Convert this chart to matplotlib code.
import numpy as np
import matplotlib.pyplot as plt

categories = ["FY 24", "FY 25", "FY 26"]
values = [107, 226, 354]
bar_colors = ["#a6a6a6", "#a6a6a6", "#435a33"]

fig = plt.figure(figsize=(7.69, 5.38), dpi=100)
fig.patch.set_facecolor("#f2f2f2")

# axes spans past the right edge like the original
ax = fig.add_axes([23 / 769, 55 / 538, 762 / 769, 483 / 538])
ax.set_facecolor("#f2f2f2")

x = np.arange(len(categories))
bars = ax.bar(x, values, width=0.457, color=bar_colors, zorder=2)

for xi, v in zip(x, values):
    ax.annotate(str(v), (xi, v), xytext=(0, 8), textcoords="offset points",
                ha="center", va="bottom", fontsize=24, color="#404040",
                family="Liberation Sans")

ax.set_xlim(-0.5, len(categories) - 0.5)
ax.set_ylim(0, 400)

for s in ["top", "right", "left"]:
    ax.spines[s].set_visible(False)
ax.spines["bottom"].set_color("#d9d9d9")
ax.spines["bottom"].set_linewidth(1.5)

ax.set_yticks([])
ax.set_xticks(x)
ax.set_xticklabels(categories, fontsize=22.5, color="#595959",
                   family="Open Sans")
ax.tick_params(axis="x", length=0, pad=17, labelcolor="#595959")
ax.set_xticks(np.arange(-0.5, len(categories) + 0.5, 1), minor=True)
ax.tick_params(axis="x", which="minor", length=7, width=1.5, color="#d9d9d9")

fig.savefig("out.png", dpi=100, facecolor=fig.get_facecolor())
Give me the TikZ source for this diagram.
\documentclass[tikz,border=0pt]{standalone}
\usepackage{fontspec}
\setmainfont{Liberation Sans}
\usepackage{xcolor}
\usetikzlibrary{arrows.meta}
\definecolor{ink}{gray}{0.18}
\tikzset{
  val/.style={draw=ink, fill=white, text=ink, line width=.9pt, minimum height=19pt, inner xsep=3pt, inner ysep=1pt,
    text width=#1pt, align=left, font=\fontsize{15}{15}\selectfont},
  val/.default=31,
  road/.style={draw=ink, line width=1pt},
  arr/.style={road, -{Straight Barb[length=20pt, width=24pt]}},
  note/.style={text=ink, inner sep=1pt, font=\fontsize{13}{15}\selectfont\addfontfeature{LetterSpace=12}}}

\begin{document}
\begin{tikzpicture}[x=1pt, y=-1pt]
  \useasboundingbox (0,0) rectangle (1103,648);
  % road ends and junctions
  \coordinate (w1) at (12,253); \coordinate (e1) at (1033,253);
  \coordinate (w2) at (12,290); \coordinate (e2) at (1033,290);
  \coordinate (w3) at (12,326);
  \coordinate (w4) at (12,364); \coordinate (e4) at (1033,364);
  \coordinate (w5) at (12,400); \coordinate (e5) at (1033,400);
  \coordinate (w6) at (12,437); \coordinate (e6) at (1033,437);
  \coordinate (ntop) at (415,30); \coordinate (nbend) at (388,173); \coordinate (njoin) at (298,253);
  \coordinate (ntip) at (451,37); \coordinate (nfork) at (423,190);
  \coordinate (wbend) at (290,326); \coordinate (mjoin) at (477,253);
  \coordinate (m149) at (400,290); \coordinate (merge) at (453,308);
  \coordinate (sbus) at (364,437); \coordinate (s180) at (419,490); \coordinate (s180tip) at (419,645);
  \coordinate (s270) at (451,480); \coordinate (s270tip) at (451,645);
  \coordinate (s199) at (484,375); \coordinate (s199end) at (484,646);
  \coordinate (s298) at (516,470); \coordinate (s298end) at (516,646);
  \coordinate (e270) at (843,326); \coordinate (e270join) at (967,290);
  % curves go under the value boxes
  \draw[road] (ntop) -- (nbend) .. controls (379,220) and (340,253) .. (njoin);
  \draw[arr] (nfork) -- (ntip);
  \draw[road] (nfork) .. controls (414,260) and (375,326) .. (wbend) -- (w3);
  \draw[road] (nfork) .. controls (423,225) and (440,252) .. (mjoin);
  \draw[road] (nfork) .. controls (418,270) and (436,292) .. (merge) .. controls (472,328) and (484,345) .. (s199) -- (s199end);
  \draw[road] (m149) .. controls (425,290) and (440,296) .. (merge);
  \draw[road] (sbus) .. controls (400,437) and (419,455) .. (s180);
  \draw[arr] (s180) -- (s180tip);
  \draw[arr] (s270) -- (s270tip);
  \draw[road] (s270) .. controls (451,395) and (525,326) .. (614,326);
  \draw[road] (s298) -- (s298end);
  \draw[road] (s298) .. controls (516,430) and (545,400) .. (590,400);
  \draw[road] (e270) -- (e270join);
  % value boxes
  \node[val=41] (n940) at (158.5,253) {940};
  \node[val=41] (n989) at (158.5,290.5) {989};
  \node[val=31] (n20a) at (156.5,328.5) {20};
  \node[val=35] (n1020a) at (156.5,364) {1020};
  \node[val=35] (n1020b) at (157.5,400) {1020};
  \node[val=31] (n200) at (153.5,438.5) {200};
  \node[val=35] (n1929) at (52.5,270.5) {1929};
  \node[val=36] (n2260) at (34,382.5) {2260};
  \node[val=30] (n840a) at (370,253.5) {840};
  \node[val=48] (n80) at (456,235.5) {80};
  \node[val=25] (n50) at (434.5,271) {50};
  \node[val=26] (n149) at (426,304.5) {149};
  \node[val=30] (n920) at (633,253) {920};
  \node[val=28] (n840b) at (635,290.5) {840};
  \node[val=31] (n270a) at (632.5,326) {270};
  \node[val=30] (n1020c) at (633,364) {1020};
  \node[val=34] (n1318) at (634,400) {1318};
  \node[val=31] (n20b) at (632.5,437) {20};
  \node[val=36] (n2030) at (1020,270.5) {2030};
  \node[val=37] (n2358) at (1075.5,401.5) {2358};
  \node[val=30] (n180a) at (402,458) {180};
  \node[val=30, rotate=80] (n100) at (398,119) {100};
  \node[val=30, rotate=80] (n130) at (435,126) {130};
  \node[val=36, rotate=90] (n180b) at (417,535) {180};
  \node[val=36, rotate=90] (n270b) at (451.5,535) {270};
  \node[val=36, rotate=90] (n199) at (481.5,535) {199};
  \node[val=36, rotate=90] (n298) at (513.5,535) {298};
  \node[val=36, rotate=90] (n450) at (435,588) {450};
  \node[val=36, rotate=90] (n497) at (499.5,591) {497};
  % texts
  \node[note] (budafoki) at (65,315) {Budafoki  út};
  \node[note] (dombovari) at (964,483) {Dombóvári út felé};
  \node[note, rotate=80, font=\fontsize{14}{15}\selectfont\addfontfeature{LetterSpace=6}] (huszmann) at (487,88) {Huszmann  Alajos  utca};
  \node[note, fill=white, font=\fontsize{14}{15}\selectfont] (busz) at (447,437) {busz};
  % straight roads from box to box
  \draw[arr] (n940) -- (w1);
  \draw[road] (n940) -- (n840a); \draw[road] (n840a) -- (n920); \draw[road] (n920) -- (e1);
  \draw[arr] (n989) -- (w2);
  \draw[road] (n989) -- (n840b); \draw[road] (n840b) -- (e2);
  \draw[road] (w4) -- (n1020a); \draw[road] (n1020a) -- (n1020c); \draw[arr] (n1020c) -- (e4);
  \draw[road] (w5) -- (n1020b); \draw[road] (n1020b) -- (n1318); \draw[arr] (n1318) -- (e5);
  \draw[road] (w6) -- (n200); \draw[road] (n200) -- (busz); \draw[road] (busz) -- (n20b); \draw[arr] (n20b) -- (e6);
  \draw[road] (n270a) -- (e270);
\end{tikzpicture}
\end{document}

-=-=-

• **GIVEN TASK**: Reproduce every line above without error.

• **REPLY**:
Convert this chart to matplotlib code.
import numpy as np
import matplotlib.pyplot as plt

categories = ["FY 24", "FY 25", "FY 26"]
values = [107, 226, 354]
bar_colors = ["#a6a6a6", "#a6a6a6", "#435a33"]

fig = plt.figure(figsize=(7.69, 5.38), dpi=100)
fig.patch.set_facecolor("#f2f2f2")

# axes spans past the right edge like the original
ax = fig.add_axes([23 / 769, 55 / 538, 762 / 769, 483 / 538])
ax.set_facecolor("#f2f2f2")

x = np.arange(len(categories))
bars = ax.bar(x, values, width=0.457, color=bar_colors, zorder=2)

for xi, v in zip(x, values):
    ax.annotate(str(v), (xi, v), xytext=(0, 8), textcoords="offset points",
                ha="center", va="bottom", fontsize=24, color="#404040",
                family="Liberation Sans")

ax.set_xlim(-0.5, len(categories) - 0.5)
ax.set_ylim(0, 400)

for s in ["top", "right", "left"]:
    ax.spines[s].set_visible(False)
ax.spines["bottom"].set_color("#d9d9d9")
ax.spines["bottom"].set_linewidth(1.5)

ax.set_yticks([])
ax.set_xticks(x)
ax.set_xticklabels(categories, fontsize=22.5, color="#595959",
                   family="Open Sans")
ax.tick_params(axis="x", length=0, pad=17, labelcolor="#595959")
ax.set_xticks(np.arange(-0.5, len(categories) + 0.5, 1), minor=True)
ax.tick_params(axis="x", which="minor", length=7, width=1.5, color="#d9d9d9")

fig.savefig("out.png", dpi=100, facecolor=fig.get_facecolor())
Give me the TikZ source for this diagram.
\documentclass[tikz,border=0pt]{standalone}
\usepackage{fontspec}
\setmainfont{Liberation Sans}
\usepackage{xcolor}
\usetikzlibrary{arrows.meta}
\definecolor{ink}{gray}{0.18}
\tikzset{
  val/.style={draw=ink, fill=white, text=ink, line width=.9pt, minimum height=19pt, inner xsep=3pt, inner ysep=1pt,
    text width=#1pt, align=left, font=\fontsize{15}{15}\selectfont},
  val/.default=31,
  road/.style={draw=ink, line width=1pt},
  arr/.style={road, -{Straight Barb[length=20pt, width=24pt]}},
  note/.style={text=ink, inner sep=1pt, font=\fontsize{13}{15}\selectfont\addfontfeature{LetterSpace=12}}}

\begin{document}
\begin{tikzpicture}[x=1pt, y=-1pt]
  \useasboundingbox (0,0) rectangle (1103,648);
  % road ends and junctions
  \coordinate (w1) at (12,253); \coordinate (e1) at (1033,253);
  \coordinate (w2) at (12,290); \coordinate (e2) at (1033,290);
  \coordinate (w3) at (12,326);
  \coordinate (w4) at (12,364); \coordinate (e4) at (1033,364);
  \coordinate (w5) at (12,400); \coordinate (e5) at (1033,400);
  \coordinate (w6) at (12,437); \coordinate (e6) at (1033,437);
  \coordinate (ntop) at (415,30); \coordinate (nbend) at (388,173); \coordinate (njoin) at (298,253);
  \coordinate (ntip) at (451,37); \coordinate (nfork) at (423,190);
  \coordinate (wbend) at (290,326); \coordinate (mjoin) at (477,253);
  \coordinate (m149) at (400,290); \coordinate (merge) at (453,308);
  \coordinate (sbus) at (364,437); \coordinate (s180) at (419,490); \coordinate (s180tip) at (419,645);
  \coordinate (s270) at (451,480); \coordinate (s270tip) at (451,645);
  \coordinate (s199) at (484,375); \coordinate (s199end) at (484,646);
  \coordinate (s298) at (516,470); \coordinate (s298end) at (516,646);
  \coordinate (e270) at (843,326); \coordinate (e270join) at (967,290);
  % curves go under the value boxes
  \draw[road] (ntop) -- (nbend) .. controls (379,220) and (340,253) .. (njoin);
  \draw[arr] (nfork) -- (ntip);
  \draw[road] (nfork) .. controls (414,260) and (375,326) .. (wbend) -- (w3);
  \draw[road] (nfork) .. controls (423,225) and (440,252) .. (mjoin);
  \draw[road] (nfork) .. controls (418,270) and (436,292) .. (merge) .. controls (472,328) and (484,345) .. (s199) -- (s199end);
  \draw[road] (m149) .. controls (425,290) and (440,296) .. (merge);
  \draw[road] (sbus) .. controls (400,437) and (419,455) .. (s180);
  \draw[arr] (s180) -- (s180tip);
  \draw[arr] (s270) -- (s270tip);
  \draw[road] (s270) .. controls (451,395) and (525,326) .. (614,326);
  \draw[road] (s298) -- (s298end);
  \draw[road] (s298) .. controls (516,430) and (545,400) .. (590,400);
  \draw[road] (e270) -- (e270join);
  % value boxes
  \node[val=41] (n940) at (158.5,253) {940};
  \node[val=41] (n989) at (158.5,290.5) {989};
  \node[val=31] (n20a) at (156.5,328.5) {20};
  \node[val=35] (n1020a) at (156.5,364) {1020};
  \node[val=35] (n1020b) at (157.5,400) {1020};
  \node[val=31] (n200) at (153.5,438.5) {200};
  \node[val=35] (n1929) at (52.5,270.5) {1929};
  \node[val=36] (n2260) at (34,382.5) {2260};
  \node[val=30] (n840a) at (370,253.5) {840};
  \node[val=48] (n80) at (456,235.5) {80};
  \node[val=25] (n50) at (434.5,271) {50};
  \node[val=26] (n149) at (426,304.5) {149};
  \node[val=30] (n920) at (633,253) {920};
  \node[val=28] (n840b) at (635,290.5) {840};
  \node[val=31] (n270a) at (632.5,326) {270};
  \node[val=30] (n1020c) at (633,364) {1020};
  \node[val=34] (n1318) at (634,400) {1318};
  \node[val=31] (n20b) at (632.5,437) {20};
  \node[val=36] (n2030) at (1020,270.5) {2030};
  \node[val=37] (n2358) at (1075.5,401.5) {2358};
  \node[val=30] (n180a) at (402,458) {180};
  \node[val=30, rotate=80] (n100) at (398,119) {100};
  \node[val=30, rotate=80] (n130) at (435,126) {130};
  \node[val=36, rotate=90] (n180b) at (417,535) {180};
  \node[val=36, rotate=90] (n270b) at (451.5,535) {270};
  \node[val=36, rotate=90] (n199) at (481.5,535) {199};
  \node[val=36, rotate=90] (n298) at (513.5,535) {298};
  \node[val=36, rotate=90] (n450) at (435,588) {450};
  \node[val=36, rotate=90] (n497) at (499.5,591) {497};
  % texts
  \node[note] (budafoki) at (65,315) {Budafoki  út};
  \node[note] (dombovari) at (964,483) {Dombóvári út felé};
  \node[note, rotate=80, font=\fontsize{14}{15}\selectfont\addfontfeature{LetterSpace=6}] (huszmann) at (487,88) {Huszmann  Alajos  utca};
  \node[note, fill=white, font=\fontsize{14}{15}\selectfont] (busz) at (447,437) {busz};
  % straight roads from box to box
  \draw[arr] (n940) -- (w1);
  \draw[road] (n940) -- (n840a); \draw[road] (n840a) -- (n920); \draw[road] (n920) -- (e1);
  \draw[arr] (n989) -- (w2);
  \draw[road] (n989) -- (n840b); \draw[road] (n840b) -- (e2);
  \draw[road] (w4) -- (n1020a); \draw[road] (n1020a) -- (n1020c); \draw[arr] (n1020c) -- (e4);
  \draw[road] (w5) -- (n1020b); \draw[road] (n1020b) -- (n1318); \draw[arr] (n1318) -- (e5);
  \draw[road] (w6) -- (n200); \draw[road] (n200) -- (busz); \draw[road] (busz) -- (n20b); \draw[arr] (n20b) -- (e6);
  \draw[road] (n270a) -- (e270);
\end{tikzpicture}
\end{document}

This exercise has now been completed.